start RECORDED INFORMATION
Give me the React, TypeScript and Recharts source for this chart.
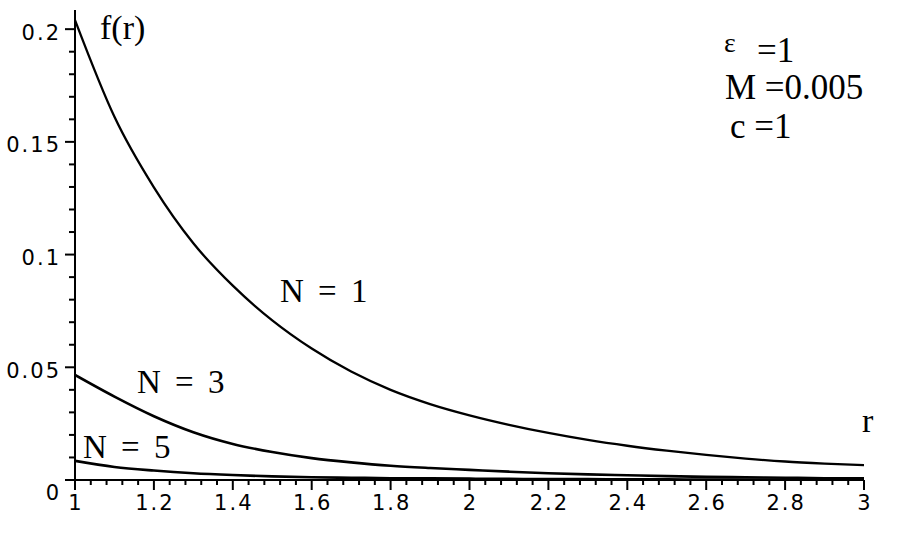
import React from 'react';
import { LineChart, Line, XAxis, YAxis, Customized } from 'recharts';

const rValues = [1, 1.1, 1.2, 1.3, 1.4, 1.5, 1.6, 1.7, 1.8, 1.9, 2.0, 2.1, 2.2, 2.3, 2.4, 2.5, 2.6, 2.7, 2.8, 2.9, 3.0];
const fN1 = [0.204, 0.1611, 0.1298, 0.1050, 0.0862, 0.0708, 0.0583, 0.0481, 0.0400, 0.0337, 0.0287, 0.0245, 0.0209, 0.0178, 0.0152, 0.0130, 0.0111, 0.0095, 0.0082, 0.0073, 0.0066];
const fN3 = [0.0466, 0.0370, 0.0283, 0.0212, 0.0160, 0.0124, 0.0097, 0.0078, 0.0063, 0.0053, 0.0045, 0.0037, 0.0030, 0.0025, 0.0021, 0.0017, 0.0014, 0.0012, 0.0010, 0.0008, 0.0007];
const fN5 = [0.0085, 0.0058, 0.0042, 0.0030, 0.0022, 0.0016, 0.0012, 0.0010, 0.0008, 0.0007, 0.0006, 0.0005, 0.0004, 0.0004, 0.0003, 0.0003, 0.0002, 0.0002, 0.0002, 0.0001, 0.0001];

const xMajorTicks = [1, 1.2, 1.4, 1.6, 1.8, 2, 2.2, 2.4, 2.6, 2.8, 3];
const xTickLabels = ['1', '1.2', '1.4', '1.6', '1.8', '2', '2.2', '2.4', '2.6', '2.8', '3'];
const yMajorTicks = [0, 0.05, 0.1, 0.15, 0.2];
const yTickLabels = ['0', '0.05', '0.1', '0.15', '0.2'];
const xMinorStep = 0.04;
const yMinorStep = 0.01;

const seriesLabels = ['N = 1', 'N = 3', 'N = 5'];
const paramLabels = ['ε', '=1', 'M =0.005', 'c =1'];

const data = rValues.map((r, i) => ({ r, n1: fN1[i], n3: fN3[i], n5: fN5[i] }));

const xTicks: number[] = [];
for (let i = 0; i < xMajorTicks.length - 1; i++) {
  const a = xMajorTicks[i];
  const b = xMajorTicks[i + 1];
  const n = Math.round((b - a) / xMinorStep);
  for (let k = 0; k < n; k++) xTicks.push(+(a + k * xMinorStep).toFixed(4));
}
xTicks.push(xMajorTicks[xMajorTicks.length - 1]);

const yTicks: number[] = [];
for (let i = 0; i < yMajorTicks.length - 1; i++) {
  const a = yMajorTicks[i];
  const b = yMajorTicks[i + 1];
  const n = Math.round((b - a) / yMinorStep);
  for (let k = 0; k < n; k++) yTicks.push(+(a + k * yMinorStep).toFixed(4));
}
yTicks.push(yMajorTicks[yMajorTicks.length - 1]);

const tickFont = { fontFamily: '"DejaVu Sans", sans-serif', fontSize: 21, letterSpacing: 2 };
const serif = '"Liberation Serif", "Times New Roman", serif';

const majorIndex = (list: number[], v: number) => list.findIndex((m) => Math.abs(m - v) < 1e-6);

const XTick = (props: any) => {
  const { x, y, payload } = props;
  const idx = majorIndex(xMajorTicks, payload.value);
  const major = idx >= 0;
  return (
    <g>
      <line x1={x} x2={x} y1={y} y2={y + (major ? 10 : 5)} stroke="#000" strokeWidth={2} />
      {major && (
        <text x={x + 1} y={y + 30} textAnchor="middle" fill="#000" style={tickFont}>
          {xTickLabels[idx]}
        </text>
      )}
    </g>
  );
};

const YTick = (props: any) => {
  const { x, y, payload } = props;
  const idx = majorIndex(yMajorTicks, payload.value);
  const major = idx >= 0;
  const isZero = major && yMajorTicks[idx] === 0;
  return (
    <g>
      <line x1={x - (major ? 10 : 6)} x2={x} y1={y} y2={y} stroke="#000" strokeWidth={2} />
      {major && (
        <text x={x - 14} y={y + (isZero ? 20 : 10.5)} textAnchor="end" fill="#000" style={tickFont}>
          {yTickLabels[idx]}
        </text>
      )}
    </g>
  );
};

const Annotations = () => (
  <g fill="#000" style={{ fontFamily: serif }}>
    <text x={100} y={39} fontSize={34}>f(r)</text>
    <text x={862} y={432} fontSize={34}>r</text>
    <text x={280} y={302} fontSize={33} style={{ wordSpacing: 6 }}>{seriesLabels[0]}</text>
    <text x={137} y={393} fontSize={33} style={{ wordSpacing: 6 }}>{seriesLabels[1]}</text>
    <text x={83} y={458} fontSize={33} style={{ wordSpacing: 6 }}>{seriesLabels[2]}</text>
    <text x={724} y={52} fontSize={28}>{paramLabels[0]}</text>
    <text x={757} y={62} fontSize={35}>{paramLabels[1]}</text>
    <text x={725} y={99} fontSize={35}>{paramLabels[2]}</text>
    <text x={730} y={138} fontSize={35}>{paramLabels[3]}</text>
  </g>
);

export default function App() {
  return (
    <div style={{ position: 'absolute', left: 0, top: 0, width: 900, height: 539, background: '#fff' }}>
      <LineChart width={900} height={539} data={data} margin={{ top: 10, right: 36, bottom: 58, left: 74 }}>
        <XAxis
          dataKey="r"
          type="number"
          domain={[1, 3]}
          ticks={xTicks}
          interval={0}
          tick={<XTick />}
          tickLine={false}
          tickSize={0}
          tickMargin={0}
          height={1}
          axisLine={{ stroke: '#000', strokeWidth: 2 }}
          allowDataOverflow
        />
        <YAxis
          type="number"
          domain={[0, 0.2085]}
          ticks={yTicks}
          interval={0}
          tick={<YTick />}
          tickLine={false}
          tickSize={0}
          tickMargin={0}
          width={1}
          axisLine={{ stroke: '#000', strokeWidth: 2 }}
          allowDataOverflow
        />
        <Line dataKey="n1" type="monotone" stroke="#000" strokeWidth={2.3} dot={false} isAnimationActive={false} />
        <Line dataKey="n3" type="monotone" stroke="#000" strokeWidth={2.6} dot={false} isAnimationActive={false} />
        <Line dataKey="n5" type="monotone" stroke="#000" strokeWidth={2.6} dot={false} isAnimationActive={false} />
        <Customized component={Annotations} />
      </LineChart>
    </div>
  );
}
end RECORDED INFORMATION
WHAT YOU NEED TO DO — Quote the material word for word, dropping any images it holds.

RIGHT ANSWER —
Give me the React, TypeScript and Recharts source for this chart.
import React from 'react';
import { LineChart, Line, XAxis, YAxis, Customized } from 'recharts';

const rValues = [1, 1.1, 1.2, 1.3, 1.4, 1.5, 1.6, 1.7, 1.8, 1.9, 2.0, 2.1, 2.2, 2.3, 2.4, 2.5, 2.6, 2.7, 2.8, 2.9, 3.0];
const fN1 = [0.204, 0.1611, 0.1298, 0.1050, 0.0862, 0.0708, 0.0583, 0.0481, 0.0400, 0.0337, 0.0287, 0.0245, 0.0209, 0.0178, 0.0152, 0.0130, 0.0111, 0.0095, 0.0082, 0.0073, 0.0066];
const fN3 = [0.0466, 0.0370, 0.0283, 0.0212, 0.0160, 0.0124, 0.0097, 0.0078, 0.0063, 0.0053, 0.0045, 0.0037, 0.0030, 0.0025, 0.0021, 0.0017, 0.0014, 0.0012, 0.0010, 0.0008, 0.0007];
const fN5 = [0.0085, 0.0058, 0.0042, 0.0030, 0.0022, 0.0016, 0.0012, 0.0010, 0.0008, 0.0007, 0.0006, 0.0005, 0.0004, 0.0004, 0.0003, 0.0003, 0.0002, 0.0002, 0.0002, 0.0001, 0.0001];

const xMajorTicks = [1, 1.2, 1.4, 1.6, 1.8, 2, 2.2, 2.4, 2.6, 2.8, 3];
const xTickLabels = ['1', '1.2', '1.4', '1.6', '1.8', '2', '2.2', '2.4', '2.6', '2.8', '3'];
const yMajorTicks = [0, 0.05, 0.1, 0.15, 0.2];
const yTickLabels = ['0', '0.05', '0.1', '0.15', '0.2'];
const xMinorStep = 0.04;
const yMinorStep = 0.01;

const seriesLabels = ['N = 1', 'N = 3', 'N = 5'];
const paramLabels = ['ε', '=1', 'M =0.005', 'c =1'];

const data = rValues.map((r, i) => ({ r, n1: fN1[i], n3: fN3[i], n5: fN5[i] }));

const xTicks: number[] = [];
for (let i = 0; i < xMajorTicks.length - 1; i++) {
  const a = xMajorTicks[i];
  const b = xMajorTicks[i + 1];
  const n = Math.round((b - a) / xMinorStep);
  for (let k = 0; k < n; k++) xTicks.push(+(a + k * xMinorStep).toFixed(4));
}
xTicks.push(xMajorTicks[xMajorTicks.length - 1]);

const yTicks: number[] = [];
for (let i = 0; i < yMajorTicks.length - 1; i++) {
  const a = yMajorTicks[i];
  const b = yMajorTicks[i + 1];
  const n = Math.round((b - a) / yMinorStep);
  for (let k = 0; k < n; k++) yTicks.push(+(a + k * yMinorStep).toFixed(4));
}
yTicks.push(yMajorTicks[yMajorTicks.length - 1]);

const tickFont = { fontFamily: '"DejaVu Sans", sans-serif', fontSize: 21, letterSpacing: 2 };
const serif = '"Liberation Serif", "Times New Roman", serif';

const majorIndex = (list: number[], v: number) => list.findIndex((m) => Math.abs(m - v) < 1e-6);

const XTick = (props: any) => {
  const { x, y, payload } = props;
  const idx = majorIndex(xMajorTicks, payload.value);
  const major = idx >= 0;
  return (
    <g>
      <line x1={x} x2={x} y1={y} y2={y + (major ? 10 : 5)} stroke="#000" strokeWidth={2} />
      {major && (
        <text x={x + 1} y={y + 30} textAnchor="middle" fill="#000" style={tickFont}>
          {xTickLabels[idx]}
        </text>
      )}
    </g>
  );
};

const YTick = (props: any) => {
  const { x, y, payload } = props;
  const idx = majorIndex(yMajorTicks, payload.value);
  const major = idx >= 0;
  const isZero = major && yMajorTicks[idx] === 0;
  return (
    <g>
      <line x1={x - (major ? 10 : 6)} x2={x} y1={y} y2={y} stroke="#000" strokeWidth={2} />
      {major && (
        <text x={x - 14} y={y + (isZero ? 20 : 10.5)} textAnchor="end" fill="#000" style={tickFont}>
          {yTickLabels[idx]}
        </text>
      )}
    </g>
  );
};

const Annotations = () => (
  <g fill="#000" style={{ fontFamily: serif }}>
    <text x={100} y={39} fontSize={34}>f(r)</text>
    <text x={862} y={432} fontSize={34}>r</text>
    <text x={280} y={302} fontSize={33} style={{ wordSpacing: 6 }}>{seriesLabels[0]}</text>
    <text x={137} y={393} fontSize={33} style={{ wordSpacing: 6 }}>{seriesLabels[1]}</text>
    <text x={83} y={458} fontSize={33} style={{ wordSpacing: 6 }}>{seriesLabels[2]}</text>
    <text x={724} y={52} fontSize={28}>{paramLabels[0]}</text>
    <text x={757} y={62} fontSize={35}>{paramLabels[1]}</text>
    <text x={725} y={99} fontSize={35}>{paramLabels[2]}</text>
    <text x={730} y={138} fontSize={35}>{paramLabels[3]}</text>
  </g>
);

export default function App() {
  return (
    <div style={{ position: 'absolute', left: 0, top: 0, width: 900, height: 539, background: '#fff' }}>
      <LineChart width={900} height={539} data={data} margin={{ top: 10, right: 36, bottom: 58, left: 74 }}>
        <XAxis
          dataKey="r"
          type="number"
          domain={[1, 3]}
          ticks={xTicks}
          interval={0}
          tick={<XTick />}
          tickLine={false}
          tickSize={0}
          tickMargin={0}
          height={1}
          axisLine={{ stroke: '#000', strokeWidth: 2 }}
          allowDataOverflow
        />
        <YAxis
          type="number"
          domain={[0, 0.2085]}
          ticks={yTicks}
          interval={0}
          tick={<YTick />}
          tickLine={false}
          tickSize={0}
          tickMargin={0}
          width={1}
          axisLine={{ stroke: '#000', strokeWidth: 2 }}
          allowDataOverflow
        />
        <Line dataKey="n1" type="monotone" stroke="#000" strokeWidth={2.3} dot={false} isAnimationActive={false} />
        <Line dataKey="n3" type="monotone" stroke="#000" strokeWidth={2.6} dot={false} isAnimationActive={false} />
        <Line dataKey="n5" type="monotone" stroke="#000" strokeWidth={2.6} dot={false} isAnimationActive={false} />
        <Customized component={Annotations} />
      </LineChart>
    </div>
  );
}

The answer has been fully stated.